§ Problem to work on
Omitting the pictures, copy exactly each line from the one containing "Recreate this image as a Python" up to and including the one containing "white_el = [274.1, 272.9, 267.9, 263.1, 257.8, 255.0]".

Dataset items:
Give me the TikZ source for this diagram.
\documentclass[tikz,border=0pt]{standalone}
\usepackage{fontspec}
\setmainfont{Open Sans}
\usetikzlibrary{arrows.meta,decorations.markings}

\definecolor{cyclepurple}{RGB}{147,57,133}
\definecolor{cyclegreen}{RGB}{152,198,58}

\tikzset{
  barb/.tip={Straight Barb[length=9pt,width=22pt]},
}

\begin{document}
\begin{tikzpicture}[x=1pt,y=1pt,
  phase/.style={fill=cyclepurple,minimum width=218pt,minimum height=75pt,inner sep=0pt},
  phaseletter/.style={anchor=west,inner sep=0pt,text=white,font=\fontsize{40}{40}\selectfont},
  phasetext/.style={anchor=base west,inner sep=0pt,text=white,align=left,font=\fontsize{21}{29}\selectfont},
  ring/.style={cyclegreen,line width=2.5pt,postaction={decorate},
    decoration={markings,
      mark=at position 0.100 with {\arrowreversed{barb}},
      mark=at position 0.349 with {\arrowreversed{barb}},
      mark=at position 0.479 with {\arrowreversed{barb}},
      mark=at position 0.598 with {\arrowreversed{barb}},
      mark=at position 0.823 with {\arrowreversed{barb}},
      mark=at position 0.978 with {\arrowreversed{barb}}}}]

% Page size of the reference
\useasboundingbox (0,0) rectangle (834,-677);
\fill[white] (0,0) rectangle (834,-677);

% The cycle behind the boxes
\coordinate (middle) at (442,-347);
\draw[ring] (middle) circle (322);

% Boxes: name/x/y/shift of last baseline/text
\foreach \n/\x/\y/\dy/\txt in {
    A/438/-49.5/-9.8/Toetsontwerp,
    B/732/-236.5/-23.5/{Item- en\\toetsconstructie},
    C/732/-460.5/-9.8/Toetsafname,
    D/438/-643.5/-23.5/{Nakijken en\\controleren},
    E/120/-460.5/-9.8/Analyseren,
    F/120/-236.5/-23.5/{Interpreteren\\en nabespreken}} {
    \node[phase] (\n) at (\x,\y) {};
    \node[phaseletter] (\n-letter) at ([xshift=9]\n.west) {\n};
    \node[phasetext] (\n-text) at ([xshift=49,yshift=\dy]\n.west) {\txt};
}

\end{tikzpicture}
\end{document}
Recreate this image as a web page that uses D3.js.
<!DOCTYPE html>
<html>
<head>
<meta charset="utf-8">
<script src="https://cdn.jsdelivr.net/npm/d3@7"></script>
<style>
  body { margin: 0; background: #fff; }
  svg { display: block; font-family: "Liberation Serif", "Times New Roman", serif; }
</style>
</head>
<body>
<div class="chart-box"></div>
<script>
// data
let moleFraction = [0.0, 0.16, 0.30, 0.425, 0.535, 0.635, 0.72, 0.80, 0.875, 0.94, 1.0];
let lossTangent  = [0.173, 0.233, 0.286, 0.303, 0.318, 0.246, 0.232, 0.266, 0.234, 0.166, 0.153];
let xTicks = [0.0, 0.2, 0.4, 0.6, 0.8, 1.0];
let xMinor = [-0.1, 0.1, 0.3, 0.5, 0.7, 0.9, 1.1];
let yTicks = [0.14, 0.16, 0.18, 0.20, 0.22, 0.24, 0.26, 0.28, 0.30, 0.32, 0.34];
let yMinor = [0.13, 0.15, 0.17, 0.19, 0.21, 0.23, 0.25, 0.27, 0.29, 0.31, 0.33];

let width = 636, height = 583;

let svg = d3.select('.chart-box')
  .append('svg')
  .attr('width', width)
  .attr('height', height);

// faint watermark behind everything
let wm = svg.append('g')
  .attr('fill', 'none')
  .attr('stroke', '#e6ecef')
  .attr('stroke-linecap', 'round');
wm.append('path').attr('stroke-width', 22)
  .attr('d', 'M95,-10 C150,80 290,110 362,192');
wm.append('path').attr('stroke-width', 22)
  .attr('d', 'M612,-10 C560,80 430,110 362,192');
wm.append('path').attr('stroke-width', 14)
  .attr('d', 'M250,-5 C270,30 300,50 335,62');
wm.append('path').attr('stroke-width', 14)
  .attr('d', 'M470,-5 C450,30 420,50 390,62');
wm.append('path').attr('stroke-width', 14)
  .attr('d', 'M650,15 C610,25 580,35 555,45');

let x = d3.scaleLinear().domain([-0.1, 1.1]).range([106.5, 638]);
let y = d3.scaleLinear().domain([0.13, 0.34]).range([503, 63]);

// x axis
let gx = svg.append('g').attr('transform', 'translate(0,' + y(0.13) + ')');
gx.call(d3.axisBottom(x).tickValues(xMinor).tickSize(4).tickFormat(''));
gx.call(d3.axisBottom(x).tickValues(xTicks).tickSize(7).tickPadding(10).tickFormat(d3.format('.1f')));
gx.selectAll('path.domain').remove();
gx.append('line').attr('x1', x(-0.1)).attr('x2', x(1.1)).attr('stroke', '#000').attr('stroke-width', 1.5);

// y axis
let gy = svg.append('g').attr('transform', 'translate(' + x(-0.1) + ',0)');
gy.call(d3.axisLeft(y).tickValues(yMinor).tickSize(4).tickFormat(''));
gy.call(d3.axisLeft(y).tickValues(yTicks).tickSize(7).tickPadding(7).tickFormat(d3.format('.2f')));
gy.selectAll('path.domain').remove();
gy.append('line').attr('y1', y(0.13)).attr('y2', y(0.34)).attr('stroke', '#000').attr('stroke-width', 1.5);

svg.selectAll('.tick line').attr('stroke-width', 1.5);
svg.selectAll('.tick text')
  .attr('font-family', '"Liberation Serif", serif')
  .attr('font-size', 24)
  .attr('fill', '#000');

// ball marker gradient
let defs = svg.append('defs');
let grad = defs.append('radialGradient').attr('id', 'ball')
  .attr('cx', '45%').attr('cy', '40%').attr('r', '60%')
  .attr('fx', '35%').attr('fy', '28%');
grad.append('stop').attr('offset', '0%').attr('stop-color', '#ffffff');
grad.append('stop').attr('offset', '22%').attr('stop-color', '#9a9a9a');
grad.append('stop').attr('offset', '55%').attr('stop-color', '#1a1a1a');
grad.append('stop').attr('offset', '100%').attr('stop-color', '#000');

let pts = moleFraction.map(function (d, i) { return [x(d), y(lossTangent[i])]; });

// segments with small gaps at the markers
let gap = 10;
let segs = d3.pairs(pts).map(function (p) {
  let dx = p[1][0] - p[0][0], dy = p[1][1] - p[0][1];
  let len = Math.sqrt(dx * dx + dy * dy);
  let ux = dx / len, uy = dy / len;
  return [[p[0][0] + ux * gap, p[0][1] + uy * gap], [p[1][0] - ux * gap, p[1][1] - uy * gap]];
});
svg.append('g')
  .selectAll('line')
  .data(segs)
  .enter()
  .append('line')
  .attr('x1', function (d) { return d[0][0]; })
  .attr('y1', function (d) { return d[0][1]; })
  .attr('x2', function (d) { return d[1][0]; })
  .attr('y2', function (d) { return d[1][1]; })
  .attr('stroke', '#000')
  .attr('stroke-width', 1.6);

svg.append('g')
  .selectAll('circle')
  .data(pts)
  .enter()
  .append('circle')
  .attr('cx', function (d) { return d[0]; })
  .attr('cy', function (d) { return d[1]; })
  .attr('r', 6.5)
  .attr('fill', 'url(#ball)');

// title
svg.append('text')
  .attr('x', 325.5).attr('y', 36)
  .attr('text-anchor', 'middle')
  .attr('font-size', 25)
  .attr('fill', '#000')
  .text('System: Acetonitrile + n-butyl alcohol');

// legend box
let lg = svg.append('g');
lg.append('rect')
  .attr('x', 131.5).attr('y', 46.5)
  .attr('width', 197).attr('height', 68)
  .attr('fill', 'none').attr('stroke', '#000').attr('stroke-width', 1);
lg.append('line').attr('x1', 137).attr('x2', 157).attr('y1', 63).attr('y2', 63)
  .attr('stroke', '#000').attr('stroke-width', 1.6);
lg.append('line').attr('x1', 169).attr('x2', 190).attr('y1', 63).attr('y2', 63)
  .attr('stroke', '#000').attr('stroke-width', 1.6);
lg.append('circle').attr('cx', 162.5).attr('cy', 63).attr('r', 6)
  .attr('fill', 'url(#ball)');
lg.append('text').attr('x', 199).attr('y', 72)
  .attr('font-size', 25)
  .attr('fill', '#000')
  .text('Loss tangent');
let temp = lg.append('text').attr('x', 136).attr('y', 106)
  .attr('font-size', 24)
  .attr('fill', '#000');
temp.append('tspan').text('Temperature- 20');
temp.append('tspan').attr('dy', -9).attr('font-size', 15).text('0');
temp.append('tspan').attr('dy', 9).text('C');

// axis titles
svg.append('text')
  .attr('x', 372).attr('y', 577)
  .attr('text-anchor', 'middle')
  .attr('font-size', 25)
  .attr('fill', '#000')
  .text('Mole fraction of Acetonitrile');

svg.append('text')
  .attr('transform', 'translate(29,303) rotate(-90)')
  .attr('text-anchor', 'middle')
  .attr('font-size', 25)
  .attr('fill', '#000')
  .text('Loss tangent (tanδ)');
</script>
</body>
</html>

--

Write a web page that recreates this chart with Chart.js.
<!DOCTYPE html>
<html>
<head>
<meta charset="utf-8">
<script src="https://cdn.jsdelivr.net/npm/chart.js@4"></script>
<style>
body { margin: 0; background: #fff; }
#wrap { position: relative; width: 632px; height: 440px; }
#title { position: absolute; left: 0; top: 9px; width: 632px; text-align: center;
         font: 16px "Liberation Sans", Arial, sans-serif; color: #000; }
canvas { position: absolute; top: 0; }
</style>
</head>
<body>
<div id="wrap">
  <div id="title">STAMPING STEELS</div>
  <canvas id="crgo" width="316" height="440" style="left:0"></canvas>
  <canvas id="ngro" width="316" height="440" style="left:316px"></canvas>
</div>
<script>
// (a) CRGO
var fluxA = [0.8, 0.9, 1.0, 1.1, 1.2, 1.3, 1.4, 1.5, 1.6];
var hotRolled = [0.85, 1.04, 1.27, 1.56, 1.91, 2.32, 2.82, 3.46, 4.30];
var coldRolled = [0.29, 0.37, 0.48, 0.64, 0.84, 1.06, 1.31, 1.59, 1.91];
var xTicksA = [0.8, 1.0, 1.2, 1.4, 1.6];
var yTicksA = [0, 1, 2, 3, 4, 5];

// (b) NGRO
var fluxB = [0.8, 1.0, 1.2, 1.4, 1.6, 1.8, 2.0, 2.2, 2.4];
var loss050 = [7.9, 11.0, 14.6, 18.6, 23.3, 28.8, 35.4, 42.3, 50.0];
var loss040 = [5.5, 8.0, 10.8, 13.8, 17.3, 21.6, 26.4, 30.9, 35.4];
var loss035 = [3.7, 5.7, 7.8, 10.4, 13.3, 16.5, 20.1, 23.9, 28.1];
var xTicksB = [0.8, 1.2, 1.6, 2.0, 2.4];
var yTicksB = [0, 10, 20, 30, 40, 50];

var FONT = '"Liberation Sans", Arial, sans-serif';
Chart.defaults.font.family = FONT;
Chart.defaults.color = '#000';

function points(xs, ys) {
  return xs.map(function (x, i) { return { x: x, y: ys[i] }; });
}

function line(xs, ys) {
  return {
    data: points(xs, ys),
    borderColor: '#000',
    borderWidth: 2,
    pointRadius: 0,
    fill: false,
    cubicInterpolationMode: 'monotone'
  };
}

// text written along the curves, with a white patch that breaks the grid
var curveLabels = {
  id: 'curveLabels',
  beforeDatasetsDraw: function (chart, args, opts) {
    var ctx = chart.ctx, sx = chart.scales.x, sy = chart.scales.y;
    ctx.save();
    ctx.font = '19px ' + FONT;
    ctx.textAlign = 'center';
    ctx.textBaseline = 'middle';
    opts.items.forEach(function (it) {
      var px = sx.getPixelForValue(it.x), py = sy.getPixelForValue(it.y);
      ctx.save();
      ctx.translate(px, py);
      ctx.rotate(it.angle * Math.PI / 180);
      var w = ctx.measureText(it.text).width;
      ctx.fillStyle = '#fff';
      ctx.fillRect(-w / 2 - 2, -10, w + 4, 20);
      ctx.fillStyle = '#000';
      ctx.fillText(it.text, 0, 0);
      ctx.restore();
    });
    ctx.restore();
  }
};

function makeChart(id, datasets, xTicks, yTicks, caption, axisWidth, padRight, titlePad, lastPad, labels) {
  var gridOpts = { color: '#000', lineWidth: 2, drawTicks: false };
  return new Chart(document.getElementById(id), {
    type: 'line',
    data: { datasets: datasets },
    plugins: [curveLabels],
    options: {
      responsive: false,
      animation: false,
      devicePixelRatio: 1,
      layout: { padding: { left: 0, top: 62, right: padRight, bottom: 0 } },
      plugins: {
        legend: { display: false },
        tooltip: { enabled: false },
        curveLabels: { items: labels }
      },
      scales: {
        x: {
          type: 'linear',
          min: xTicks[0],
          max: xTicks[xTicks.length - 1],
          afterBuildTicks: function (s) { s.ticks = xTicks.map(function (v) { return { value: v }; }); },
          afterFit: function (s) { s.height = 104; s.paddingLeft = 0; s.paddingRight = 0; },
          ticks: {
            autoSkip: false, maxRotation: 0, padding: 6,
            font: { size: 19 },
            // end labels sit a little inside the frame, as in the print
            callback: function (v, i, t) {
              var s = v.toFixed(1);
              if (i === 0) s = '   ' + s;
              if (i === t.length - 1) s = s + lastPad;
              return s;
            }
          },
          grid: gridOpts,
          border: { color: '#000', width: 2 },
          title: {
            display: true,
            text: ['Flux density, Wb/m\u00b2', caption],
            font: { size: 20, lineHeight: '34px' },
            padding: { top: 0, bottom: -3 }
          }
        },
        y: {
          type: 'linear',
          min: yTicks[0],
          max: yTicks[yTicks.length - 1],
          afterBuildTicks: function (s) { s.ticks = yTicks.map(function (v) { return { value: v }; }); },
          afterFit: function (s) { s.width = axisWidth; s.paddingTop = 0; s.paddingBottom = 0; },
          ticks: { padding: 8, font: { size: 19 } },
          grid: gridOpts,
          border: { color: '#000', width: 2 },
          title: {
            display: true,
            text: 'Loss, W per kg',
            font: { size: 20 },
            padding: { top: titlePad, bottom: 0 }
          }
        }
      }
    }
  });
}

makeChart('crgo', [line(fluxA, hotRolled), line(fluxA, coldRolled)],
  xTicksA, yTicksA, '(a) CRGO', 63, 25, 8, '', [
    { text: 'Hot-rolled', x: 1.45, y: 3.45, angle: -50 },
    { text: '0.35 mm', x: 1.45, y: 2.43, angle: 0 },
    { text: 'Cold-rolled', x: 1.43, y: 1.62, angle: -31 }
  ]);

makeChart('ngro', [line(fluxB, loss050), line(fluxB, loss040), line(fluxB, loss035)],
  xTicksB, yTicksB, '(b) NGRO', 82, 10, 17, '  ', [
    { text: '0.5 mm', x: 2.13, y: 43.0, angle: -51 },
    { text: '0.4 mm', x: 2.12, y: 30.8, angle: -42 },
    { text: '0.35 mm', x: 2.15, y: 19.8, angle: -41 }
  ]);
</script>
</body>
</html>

---

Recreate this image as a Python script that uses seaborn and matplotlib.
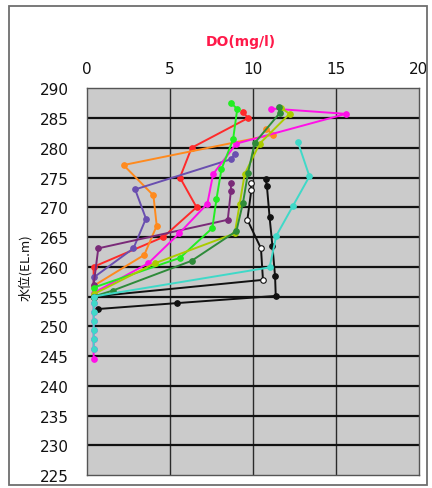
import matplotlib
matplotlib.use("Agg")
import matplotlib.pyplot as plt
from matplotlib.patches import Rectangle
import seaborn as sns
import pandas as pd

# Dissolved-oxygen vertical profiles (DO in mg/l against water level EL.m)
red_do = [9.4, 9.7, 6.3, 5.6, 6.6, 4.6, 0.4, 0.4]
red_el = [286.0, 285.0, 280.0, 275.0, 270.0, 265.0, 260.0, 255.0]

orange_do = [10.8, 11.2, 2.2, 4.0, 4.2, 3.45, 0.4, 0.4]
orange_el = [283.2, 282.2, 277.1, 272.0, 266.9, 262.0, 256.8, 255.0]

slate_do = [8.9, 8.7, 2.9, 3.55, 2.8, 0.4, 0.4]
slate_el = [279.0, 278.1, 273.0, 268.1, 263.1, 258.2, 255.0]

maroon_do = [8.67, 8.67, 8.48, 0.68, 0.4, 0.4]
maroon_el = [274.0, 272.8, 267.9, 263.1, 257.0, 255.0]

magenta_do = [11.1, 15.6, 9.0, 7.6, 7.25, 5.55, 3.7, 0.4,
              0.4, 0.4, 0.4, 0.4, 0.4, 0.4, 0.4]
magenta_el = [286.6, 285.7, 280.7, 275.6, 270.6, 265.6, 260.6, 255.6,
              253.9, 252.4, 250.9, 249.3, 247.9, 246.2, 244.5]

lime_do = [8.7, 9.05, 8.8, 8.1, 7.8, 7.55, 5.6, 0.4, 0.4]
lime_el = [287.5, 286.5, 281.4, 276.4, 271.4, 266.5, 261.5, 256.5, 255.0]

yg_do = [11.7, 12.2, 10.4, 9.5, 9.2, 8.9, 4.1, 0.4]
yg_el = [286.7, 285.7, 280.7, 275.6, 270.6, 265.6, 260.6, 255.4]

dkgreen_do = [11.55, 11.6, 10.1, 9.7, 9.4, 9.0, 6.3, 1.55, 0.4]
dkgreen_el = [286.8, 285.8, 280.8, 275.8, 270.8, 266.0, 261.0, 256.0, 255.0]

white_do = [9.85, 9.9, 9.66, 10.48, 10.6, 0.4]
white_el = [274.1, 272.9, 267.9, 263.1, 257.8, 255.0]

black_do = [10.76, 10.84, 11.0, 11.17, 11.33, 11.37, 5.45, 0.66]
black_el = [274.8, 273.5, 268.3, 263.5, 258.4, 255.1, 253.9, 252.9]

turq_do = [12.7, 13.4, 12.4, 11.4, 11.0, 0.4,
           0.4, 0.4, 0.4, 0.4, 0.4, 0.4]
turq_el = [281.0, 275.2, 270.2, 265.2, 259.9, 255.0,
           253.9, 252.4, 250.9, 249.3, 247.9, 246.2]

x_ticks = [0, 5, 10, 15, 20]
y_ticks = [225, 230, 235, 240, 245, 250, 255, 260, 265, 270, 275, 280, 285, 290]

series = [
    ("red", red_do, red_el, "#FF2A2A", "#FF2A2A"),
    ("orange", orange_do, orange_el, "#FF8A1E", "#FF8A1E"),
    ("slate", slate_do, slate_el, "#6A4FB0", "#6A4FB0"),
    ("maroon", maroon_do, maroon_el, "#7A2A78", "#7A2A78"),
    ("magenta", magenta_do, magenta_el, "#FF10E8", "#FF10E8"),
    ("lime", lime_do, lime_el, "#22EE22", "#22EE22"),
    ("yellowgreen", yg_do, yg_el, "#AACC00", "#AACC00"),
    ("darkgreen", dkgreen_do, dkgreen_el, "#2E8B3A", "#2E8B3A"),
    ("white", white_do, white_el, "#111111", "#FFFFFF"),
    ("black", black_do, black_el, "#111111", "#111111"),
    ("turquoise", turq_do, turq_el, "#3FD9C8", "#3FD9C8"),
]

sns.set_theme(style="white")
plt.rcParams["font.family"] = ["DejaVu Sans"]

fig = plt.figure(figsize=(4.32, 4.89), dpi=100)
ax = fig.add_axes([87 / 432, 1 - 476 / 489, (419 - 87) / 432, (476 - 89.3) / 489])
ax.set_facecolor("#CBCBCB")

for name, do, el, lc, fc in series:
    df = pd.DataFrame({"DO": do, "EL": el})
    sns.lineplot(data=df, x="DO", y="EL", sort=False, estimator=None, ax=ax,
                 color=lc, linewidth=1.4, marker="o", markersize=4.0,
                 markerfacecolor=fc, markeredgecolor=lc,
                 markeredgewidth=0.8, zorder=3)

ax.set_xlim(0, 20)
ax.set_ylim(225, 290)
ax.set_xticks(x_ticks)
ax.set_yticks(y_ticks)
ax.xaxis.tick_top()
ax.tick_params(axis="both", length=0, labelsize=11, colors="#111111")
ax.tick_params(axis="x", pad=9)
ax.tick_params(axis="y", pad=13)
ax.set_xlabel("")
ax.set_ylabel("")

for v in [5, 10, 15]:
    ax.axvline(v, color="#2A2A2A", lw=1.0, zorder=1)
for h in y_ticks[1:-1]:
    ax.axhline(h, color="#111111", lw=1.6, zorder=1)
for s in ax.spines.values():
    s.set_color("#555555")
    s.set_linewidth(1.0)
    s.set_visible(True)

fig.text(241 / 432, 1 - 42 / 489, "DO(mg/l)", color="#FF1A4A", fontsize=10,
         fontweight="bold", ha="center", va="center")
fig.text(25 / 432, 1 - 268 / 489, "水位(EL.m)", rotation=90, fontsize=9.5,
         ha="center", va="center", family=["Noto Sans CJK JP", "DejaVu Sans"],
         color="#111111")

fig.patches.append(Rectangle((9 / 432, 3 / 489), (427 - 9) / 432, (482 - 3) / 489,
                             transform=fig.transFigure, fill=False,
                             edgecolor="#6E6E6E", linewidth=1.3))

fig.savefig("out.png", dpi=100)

§ Output
Recreate this image as a Python script that uses seaborn and matplotlib.
import matplotlib
matplotlib.use("Agg")
import matplotlib.pyplot as plt
from matplotlib.patches import Rectangle
import seaborn as sns
import pandas as pd

# Dissolved-oxygen vertical profiles (DO in mg/l against water level EL.m)
red_do = [9.4, 9.7, 6.3, 5.6, 6.6, 4.6, 0.4, 0.4]
red_el = [286.0, 285.0, 280.0, 275.0, 270.0, 265.0, 260.0, 255.0]

orange_do = [10.8, 11.2, 2.2, 4.0, 4.2, 3.45, 0.4, 0.4]
orange_el = [283.2, 282.2, 277.1, 272.0, 266.9, 262.0, 256.8, 255.0]

slate_do = [8.9, 8.7, 2.9, 3.55, 2.8, 0.4, 0.4]
slate_el = [279.0, 278.1, 273.0, 268.1, 263.1, 258.2, 255.0]

maroon_do = [8.67, 8.67, 8.48, 0.68, 0.4, 0.4]
maroon_el = [274.0, 272.8, 267.9, 263.1, 257.0, 255.0]

magenta_do = [11.1, 15.6, 9.0, 7.6, 7.25, 5.55, 3.7, 0.4,
              0.4, 0.4, 0.4, 0.4, 0.4, 0.4, 0.4]
magenta_el = [286.6, 285.7, 280.7, 275.6, 270.6, 265.6, 260.6, 255.6,
              253.9, 252.4, 250.9, 249.3, 247.9, 246.2, 244.5]

lime_do = [8.7, 9.05, 8.8, 8.1, 7.8, 7.55, 5.6, 0.4, 0.4]
lime_el = [287.5, 286.5, 281.4, 276.4, 271.4, 266.5, 261.5, 256.5, 255.0]

yg_do = [11.7, 12.2, 10.4, 9.5, 9.2, 8.9, 4.1, 0.4]
yg_el = [286.7, 285.7, 280.7, 275.6, 270.6, 265.6, 260.6, 255.4]

dkgreen_do = [11.55, 11.6, 10.1, 9.7, 9.4, 9.0, 6.3, 1.55, 0.4]
dkgreen_el = [286.8, 285.8, 280.8, 275.8, 270.8, 266.0, 261.0, 256.0, 255.0]

white_do = [9.85, 9.9, 9.66, 10.48, 10.6, 0.4]
white_el = [274.1, 272.9, 267.9, 263.1, 257.8, 255.0]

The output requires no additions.